Sebagai kota termiskin di Jawa dan ketimpanagan ekonomi tertinggi di Indonesia, menurut Irsyad juga disebabkan karena pemberlakuan PP 78. “Maka kemudian kami meminta perbaikan sistem pengupahan di DIY,” kata Irsyad. Akibat lain adalah buruh menjadi golongan masyarakat yang menyandang tuna wisma karema tidak mampu membeli rumah dan tuna asmara.

ABY sendiri telah menempuh perjuangan dengan jalur litigasi dan non litigasi. Melalui jalur non litigasi ABY kerap menyuarakan gugatannya dengan beragam aksi. Sementara melalui jalur litigasi, ABY tengah mengajukan gugatan di PTUN Yogyakarta terhadap Surat Keputusan Gubernur DIY nomor 235 Tahun 2016 Tentang Upah Minimum Kerja Tahun 2017 yang menggunakan PP 78 sebagai acuannya. Sementara, sebagaimana dalam pemberitaan Lpmarena.com lalu, PP tersebut memiliki disharmoni dengan undang-undang di atasnya yakni UU Nomor 13 Tahun 2003 Tentang Ketenagakerjaan.
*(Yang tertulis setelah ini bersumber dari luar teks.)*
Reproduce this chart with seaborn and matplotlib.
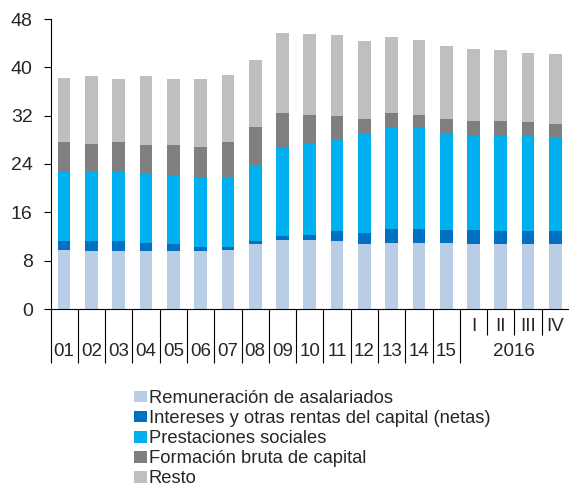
import numpy as np
import pandas as pd
import matplotlib
matplotlib.use("Agg")
import matplotlib.pyplot as plt
import matplotlib.transforms as mtransforms
from matplotlib.patches import Patch
import seaborn as sns

# categories (years 2001-2015, then 2016 quarters)
periodos = ["01", "02", "03", "04", "05", "06", "07", "08", "09", "10",
            "11", "12", "13", "14", "15", "I", "II", "III", "IV"]

# % of GDP
remuneracion = [9.8, 9.6, 9.6, 9.6, 9.6, 9.6, 9.8, 10.7, 11.4, 11.4,
                11.2, 10.7, 10.9, 10.9, 10.9, 10.7, 10.7, 10.7, 10.7]
intereses = [1.4, 1.6, 1.6, 1.3, 1.1, 0.6, 0.4, 0.5, 0.7, 0.9,
             1.7, 1.9, 2.4, 2.4, 2.2, 2.4, 2.2, 2.2, 2.2]
prestaciones = [11.6, 11.6, 11.4, 11.5, 11.4, 11.5, 11.7, 12.6, 14.6, 15.1,
                15.2, 16.4, 16.7, 16.7, 15.9, 15.7, 15.9, 15.7, 15.5]
formacion = [4.8, 4.5, 5.0, 4.8, 5.1, 5.1, 5.7, 6.3, 5.7, 4.7,
             3.8, 2.5, 2.4, 2.1, 2.5, 2.3, 2.3, 2.4, 2.3]
resto = [10.7, 11.25, 10.5, 11.35, 10.9, 11.3, 11.2, 11.1, 13.3, 13.4,
         13.4, 12.8, 12.6, 12.4, 12.1, 12.0, 11.8, 11.4, 11.5]

series = ["Remuneración de asalariados",
          "Intereses y otras rentas del capital (netas)",
          "Prestaciones sociales",
          "Formación bruta de capital",
          "Resto"]
colores = ["#B9CDE5", "#0070C0", "#00B0F0", "#7F7F7F", "#BFBFBF"]

df = pd.DataFrame({series[0]: remuneracion, series[1]: intereses,
                   series[2]: prestaciones, series[3]: formacion,
                   series[4]: resto}, index=periodos)
acum = df.cumsum(axis=1)

sns.set_theme(style="white")
plt.rcParams["font.family"] = ["Liberation Sans", "DejaVu Sans"]

fig = plt.figure(figsize=(5.69, 4.87), dpi=100)
ax = fig.add_axes([50.5 / 569, (487 - 309) / 487, 518.5 / 569, 290 / 487])

# stacked bars: draw cumulative totals from the top layer down
for s, c in zip(series[::-1], colores[::-1]):
    sns.barplot(x=periodos, y=acum[s].values, order=periodos, color=c,
                saturation=1, width=0.465, linewidth=0, ax=ax)

ax.set_ylim(0, 48)
ax.set_xlim(-0.5, len(periodos) - 0.5)
ax.set_yticks(np.arange(0, 49, 8))
ax.tick_params(axis="y", direction="out", length=4.8, width=0.8,
               color="black", labelsize=14, pad=8, left=True)

for side in ["top", "right"]:
    ax.spines[side].set_visible(False)
for side in ["left", "bottom"]:
    ax.spines[side].set_color("black")
    ax.spines[side].set_linewidth(0.8)

# separators below the axis: long between years, short between quarters
ax.set_xticks(np.arange(-0.5, 15, 1.0))
ax.set_xticks([15.5, 16.5, 17.5], minor=True)
ax.set_xticklabels([])
ax.tick_params(axis="x", which="major", direction="out", length=39,
               width=0.8, color="black", bottom=True)
ax.tick_params(axis="x", which="minor", direction="out", length=18.5,
               width=0.8, color="black", bottom=True)
ax.set_xlabel("")

trans = mtransforms.blended_transform_factory(ax.transData, ax.transAxes)
for i, p in enumerate(periodos):
    if i < 15:
        ax.text(i, -0.148, p, transform=trans, ha="center", va="center",
                fontsize=13.5)
    else:
        ax.text(i, -0.059, p, transform=trans, ha="center", va="center",
                fontsize=13.5)
ax.text(16.5, -0.148, "2016", transform=trans, ha="center", va="center",
        fontsize=13.5)

handles = [Patch(facecolor=c, edgecolor="none") for c in colores]
fig.legend(handles, series, loc="upper left",
           bbox_to_anchor=(134 / 569, (487 - 390) / 487),
           frameon=False, fontsize=13.2, borderpad=0, borderaxespad=0,
           handlelength=0.7, handleheight=0.6, handletextpad=0.1,
           labelspacing=0.17)

fig.savefig("out.png", dpi=100)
Aksi budaya ini juga menjadi bentuk dukungan terhadap perjuangan jalur litigasi yang sedang ditempuh. Kamis, 4 Mei ini hakim PTUN Yogyakarta akan membacakan putusannya. Irsyad mengaku pihaknya akan terus mengawal pengadilan tersebut. ” Kalo kalah kami akan langsung banding ke tingkat yang lebih tinggi,” ungkap Irsyad mantap.

Aksi budaya ini menjadi aksi budaya jilid III setelah sebelumnya melakukan aksi topo pepe dan Ziarah ke makam raja-raja di Kota Gedhe.